§ Data block
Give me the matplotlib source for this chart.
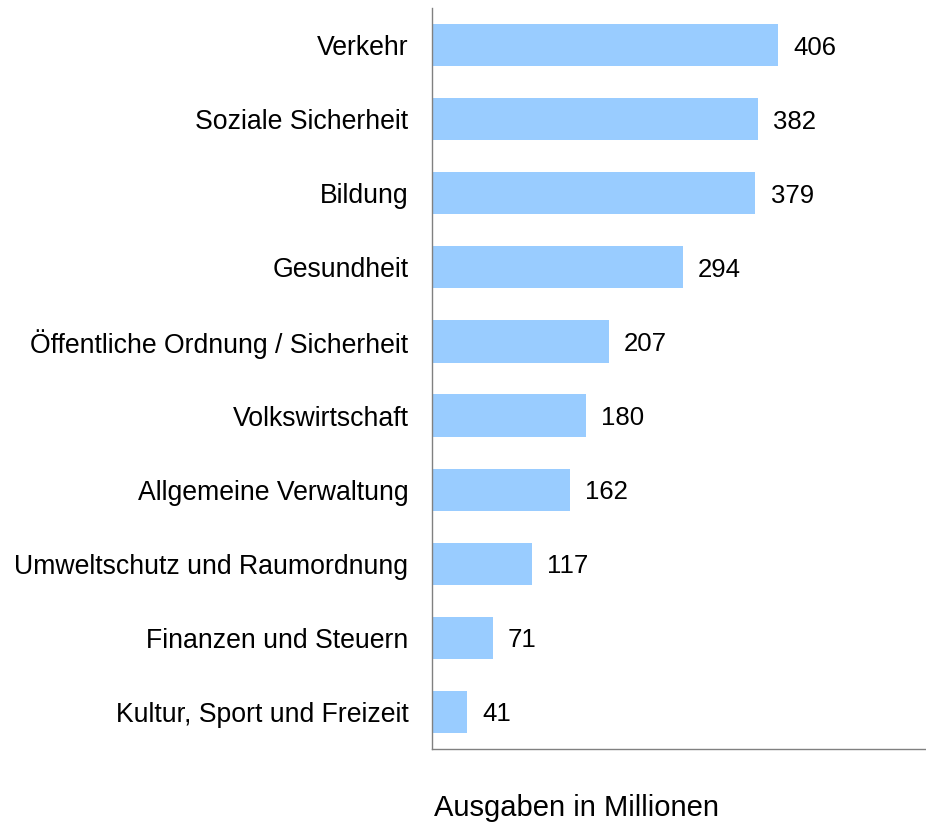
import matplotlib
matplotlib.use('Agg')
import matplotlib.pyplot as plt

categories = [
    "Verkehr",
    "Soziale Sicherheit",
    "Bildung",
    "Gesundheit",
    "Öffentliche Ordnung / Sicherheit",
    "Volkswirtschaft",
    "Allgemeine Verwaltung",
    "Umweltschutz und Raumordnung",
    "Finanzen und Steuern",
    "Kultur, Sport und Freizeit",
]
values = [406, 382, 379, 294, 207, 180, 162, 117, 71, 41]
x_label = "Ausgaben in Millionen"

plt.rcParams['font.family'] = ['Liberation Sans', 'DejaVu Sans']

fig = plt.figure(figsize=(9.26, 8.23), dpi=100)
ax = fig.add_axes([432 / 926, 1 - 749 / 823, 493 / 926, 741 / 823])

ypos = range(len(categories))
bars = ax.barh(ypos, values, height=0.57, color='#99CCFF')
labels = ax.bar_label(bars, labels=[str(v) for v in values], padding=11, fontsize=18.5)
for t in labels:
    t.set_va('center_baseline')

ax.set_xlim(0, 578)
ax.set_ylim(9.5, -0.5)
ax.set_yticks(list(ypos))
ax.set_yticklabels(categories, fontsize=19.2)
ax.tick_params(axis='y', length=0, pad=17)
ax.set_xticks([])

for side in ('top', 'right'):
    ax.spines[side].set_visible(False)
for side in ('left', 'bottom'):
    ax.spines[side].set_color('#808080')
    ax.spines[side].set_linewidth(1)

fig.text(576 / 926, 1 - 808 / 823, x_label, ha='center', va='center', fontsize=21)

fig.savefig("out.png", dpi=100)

§ Task to carry out
Look at the listing and set down only the lines from its start through the line with "import matplotlib.pyplot as plt", word for word and without pictures.

§ Task solution
Give me the matplotlib source for this chart.
import matplotlib
matplotlib.use('Agg')
import matplotlib.pyplot as plt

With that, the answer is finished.